======== RAW DATA

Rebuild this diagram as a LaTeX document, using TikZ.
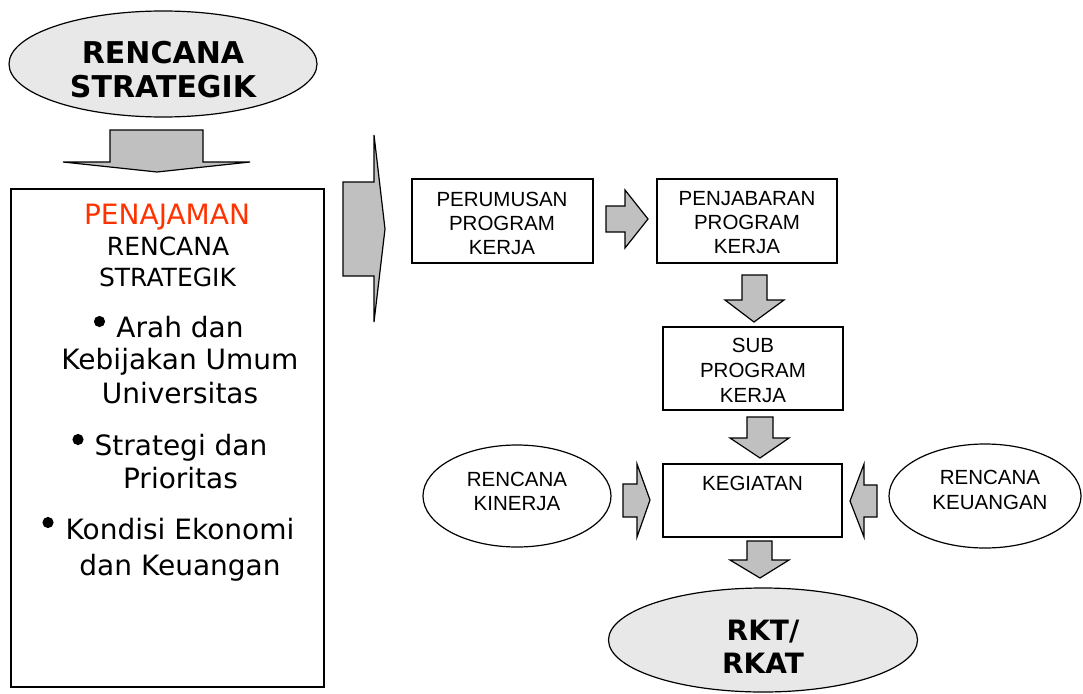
\documentclass[tikz,border=0pt]{standalone}
\usepackage{fontspec}
\setmainfont{DejaVu Sans}
\newfontfamily\arialf{Liberation Sans}
\usetikzlibrary{shapes.geometric}
\definecolor{ellfill}{HTML}{E8E8E8}
\definecolor{arrfill}{HTML}{C0C0C0}
\definecolor{redtxt}{HTML}{FF3300}
\begin{document}
\begin{tikzpicture}[x=1pt,y=-1pt, line join=miter,
  shapeline/.style={draw=black, line width=1.2pt},
  ellfilled/.style={shapeline, ellipse, fill=ellfill, inner sep=0pt},
  ellwhite/.style={shapeline, ellipse, fill=white, inner sep=0pt},
  boxshape/.style={shapeline, rectangle, fill=white, inner sep=0pt},
  blockarrow/.style={shapeline, fill=arrfill},
  bulletdot/.style={fill=black},
  boldtxt/.style={font=\bfseries\fontsize{30}{34}\selectfont, align=center, inner sep=0pt},
  rktxt/.style={font=\bfseries\fontsize{28}{33}\selectfont, align=center, inner sep=0pt},
  headtxt/.style={font=\fontsize{28}{34}\selectfont, inner sep=0pt, anchor=base},
  subtxt/.style={font=\fontsize{25}{31}\selectfont, inner sep=0pt, anchor=base},
  listtxt/.style={font=\fontsize{28}{34}\selectfont, inner sep=0pt, anchor=base},
  ariatxt/.style={font=\arialf\fontsize{20.5}{24}\selectfont, align=center, inner sep=0pt},
  ariatxtw/.style={font=\arialf\fontsize{20.5}{25}\selectfont, align=center, inner sep=0pt}
]
\useasboundingbox (0,0) rectangle (1083,693);

% top ellipse
\node[ellfilled, minimum width=308, minimum height=106] (rs) at (163,64) {};
\node[boldtxt] (rstxt) at (163,69.5) {RENCANA\\STRATEGIK};

% top down arrow
\draw[blockarrow] (110,130) -- (203,130) -- (203,162) -- (250,162) -- (157,172) -- (63,162) -- (110,162) -- cycle;

% left box
\node[boxshape, minimum width=313, minimum height=498] (left) at (167.5,438) {};
\node[headtxt] (l1) at (167,224) {\textcolor{redtxt}{PENAJAMAN}};
\node[subtxt] (l2) at (168,255) {RENCANA};
\node[subtxt] (l3) at (167.5,286) {STRATEGIK};
\fill[bulletdot] (99.5,321.5) circle (5.6);
\node[listtxt] (l4) at (180,337) {Arah dan};
\node[listtxt] (l5) at (180,369) {Kebijakan Umum};
\node[listtxt] (l6) at (180,403) {Universitas};
\fill[bulletdot] (78,439.5) circle (5.6);
\node[listtxt] (l7) at (181,455) {Strategi dan};
\node[listtxt] (l8) at (180.5,488) {Prioritas};
\fill[bulletdot] (48,522.5) circle (5.6);
\node[listtxt] (l9) at (180,539) {Kondisi Ekonomi};
\node[listtxt] (l10) at (180,575) {dan Keuangan};

% big chevron arrow
\draw[blockarrow] (343,182) -- (374,182) -- (374,135) -- (385,229) -- (374,322) -- (374,276) -- (343,276) -- cycle;

% perumusan
\node[boxshape, minimum width=181, minimum height=84] (perum) at (502.5,221) {};
\node[ariatxt] (perumtxt) at (502,223) {PERUMUSAN\\PROGRAM\\KERJA};

% small right arrow
\draw[blockarrow] (606,206) -- (625,206) -- (625,190) -- (648,219) -- (625,248) -- (625,232) -- (606,232) -- cycle;

% penjabaran
\node[boxshape, minimum width=180, minimum height=84] (penj) at (747,221) {};
\node[ariatxt] (penjtxt) at (747,223) {PENJABARAN\\PROGRAM\\KERJA};

% down arrow
\draw[blockarrow] (742,275) -- (767,275) -- (767,300) -- (784,300) -- (754,322) -- (725,300) -- (742,300) -- cycle;

% sub program
\node[boxshape, minimum width=180, minimum height=83] (sub) at (753,368.5) {};
\node[ariatxtw] (subtxt) at (753,370) {SUB\\PROGRAM\\KERJA};

% down arrow
\draw[blockarrow] (747,417) -- (773,417) -- (773,438) -- (789,438) -- (760,458) -- (730,438) -- (747,438) -- cycle;

% kegiatan
\node[boxshape, minimum width=179, minimum height=73] (keg) at (752.5,500.5) {};
\node[ariatxt] (kegtxt) at (752.5,483.5) {KEGIATAN};

% rencana kinerja
\node[ellwhite, minimum width=188, minimum height=102] (kin) at (517,496) {};
\node[ariatxt] (kintxt) at (517,491) {RENCANA\\KINERJA};
\draw[blockarrow] (623,484) -- (637,484) -- (637,464) -- (650,500) -- (637,537) -- (637,517) -- (623,517) -- cycle;

% rencana keuangan
\node[ellwhite, minimum width=192, minimum height=104] (keu) at (985,496) {};
\node[ariatxtw] (keutxt) at (990,489.5) {RENCANA\\KEUANGAN};
\draw[blockarrow] (877,485) -- (864,485) -- (864,464) -- (850,501) -- (864,537) -- (864,517) -- (877,517) -- cycle;

% down arrow
\draw[blockarrow] (747,541) -- (772,541) -- (772,560) -- (789,560) -- (760,578) -- (730,560) -- (747,560) -- cycle;

% RKT ellipse
\node[ellfilled, minimum width=309, minimum height=104] (rkt) at (763,640) {};
\node[rktxt] (rkttxt) at (763,646.5) {RKT/\\RKAT};
\end{tikzpicture}
\end{document}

================

**JOB**
Transcribe the material as is, with images omitted.

**EXERCISE SOLUTION**
Rebuild this diagram as a LaTeX document, using TikZ.
\documentclass[tikz,border=0pt]{standalone}
\usepackage{fontspec}
\setmainfont{DejaVu Sans}
\newfontfamily\arialf{Liberation Sans}
\usetikzlibrary{shapes.geometric}
\definecolor{ellfill}{HTML}{E8E8E8}
\definecolor{arrfill}{HTML}{C0C0C0}
\definecolor{redtxt}{HTML}{FF3300}
\begin{document}
\begin{tikzpicture}[x=1pt,y=-1pt, line join=miter,
  shapeline/.style={draw=black, line width=1.2pt},
  ellfilled/.style={shapeline, ellipse, fill=ellfill, inner sep=0pt},
  ellwhite/.style={shapeline, ellipse, fill=white, inner sep=0pt},
  boxshape/.style={shapeline, rectangle, fill=white, inner sep=0pt},
  blockarrow/.style={shapeline, fill=arrfill},
  bulletdot/.style={fill=black},
  boldtxt/.style={font=\bfseries\fontsize{30}{34}\selectfont, align=center, inner sep=0pt},
  rktxt/.style={font=\bfseries\fontsize{28}{33}\selectfont, align=center, inner sep=0pt},
  headtxt/.style={font=\fontsize{28}{34}\selectfont, inner sep=0pt, anchor=base},
  subtxt/.style={font=\fontsize{25}{31}\selectfont, inner sep=0pt, anchor=base},
  listtxt/.style={font=\fontsize{28}{34}\selectfont, inner sep=0pt, anchor=base},
  ariatxt/.style={font=\arialf\fontsize{20.5}{24}\selectfont, align=center, inner sep=0pt},
  ariatxtw/.style={font=\arialf\fontsize{20.5}{25}\selectfont, align=center, inner sep=0pt}
]
\useasboundingbox (0,0) rectangle (1083,693);

% top ellipse
\node[ellfilled, minimum width=308, minimum height=106] (rs) at (163,64) {};
\node[boldtxt] (rstxt) at (163,69.5) {RENCANA\\STRATEGIK};

% top down arrow
\draw[blockarrow] (110,130) -- (203,130) -- (203,162) -- (250,162) -- (157,172) -- (63,162) -- (110,162) -- cycle;

% left box
\node[boxshape, minimum width=313, minimum height=498] (left) at (167.5,438) {};
\node[headtxt] (l1) at (167,224) {\textcolor{redtxt}{PENAJAMAN}};
\node[subtxt] (l2) at (168,255) {RENCANA};
\node[subtxt] (l3) at (167.5,286) {STRATEGIK};
\fill[bulletdot] (99.5,321.5) circle (5.6);
\node[listtxt] (l4) at (180,337) {Arah dan};
\node[listtxt] (l5) at (180,369) {Kebijakan Umum};
\node[listtxt] (l6) at (180,403) {Universitas};
\fill[bulletdot] (78,439.5) circle (5.6);
\node[listtxt] (l7) at (181,455) {Strategi dan};
\node[listtxt] (l8) at (180.5,488) {Prioritas};
\fill[bulletdot] (48,522.5) circle (5.6);
\node[listtxt] (l9) at (180,539) {Kondisi Ekonomi};
\node[listtxt] (l10) at (180,575) {dan Keuangan};

% big chevron arrow
\draw[blockarrow] (343,182) -- (374,182) -- (374,135) -- (385,229) -- (374,322) -- (374,276) -- (343,276) -- cycle;

% perumusan
\node[boxshape, minimum width=181, minimum height=84] (perum) at (502.5,221) {};
\node[ariatxt] (perumtxt) at (502,223) {PERUMUSAN\\PROGRAM\\KERJA};

% small right arrow
\draw[blockarrow] (606,206) -- (625,206) -- (625,190) -- (648,219) -- (625,248) -- (625,232) -- (606,232) -- cycle;

% penjabaran
\node[boxshape, minimum width=180, minimum height=84] (penj) at (747,221) {};
\node[ariatxt] (penjtxt) at (747,223) {PENJABARAN\\PROGRAM\\KERJA};

% down arrow
\draw[blockarrow] (742,275) -- (767,275) -- (767,300) -- (784,300) -- (754,322) -- (725,300) -- (742,300) -- cycle;

% sub program
\node[boxshape, minimum width=180, minimum height=83] (sub) at (753,368.5) {};
\node[ariatxtw] (subtxt) at (753,370) {SUB\\PROGRAM\\KERJA};

% down arrow
\draw[blockarrow] (747,417) -- (773,417) -- (773,438) -- (789,438) -- (760,458) -- (730,438) -- (747,438) -- cycle;

% kegiatan
\node[boxshape, minimum width=179, minimum height=73] (keg) at (752.5,500.5) {};
\node[ariatxt] (kegtxt) at (752.5,483.5) {KEGIATAN};

% rencana kinerja
\node[ellwhite, minimum width=188, minimum height=102] (kin) at (517,496) {};
\node[ariatxt] (kintxt) at (517,491) {RENCANA\\KINERJA};
\draw[blockarrow] (623,484) -- (637,484) -- (637,464) -- (650,500) -- (637,537) -- (637,517) -- (623,517) -- cycle;

% rencana keuangan
\node[ellwhite, minimum width=192, minimum height=104] (keu) at (985,496) {};
\node[ariatxtw] (keutxt) at (990,489.5) {RENCANA\\KEUANGAN};
\draw[blockarrow] (877,485) -- (864,485) -- (864,464) -- (850,501) -- (864,537) -- (864,517) -- (877,517) -- cycle;

% down arrow
\draw[blockarrow] (747,541) -- (772,541) -- (772,560) -- (789,560) -- (760,578) -- (730,560) -- (747,560) -- cycle;

% RKT ellipse
\node[ellfilled, minimum width=309, minimum height=104] (rkt) at (763,640) {};
\node[rktxt] (rkttxt) at (763,646.5) {RKT/\\RKAT};
\end{tikzpicture}
\end{document}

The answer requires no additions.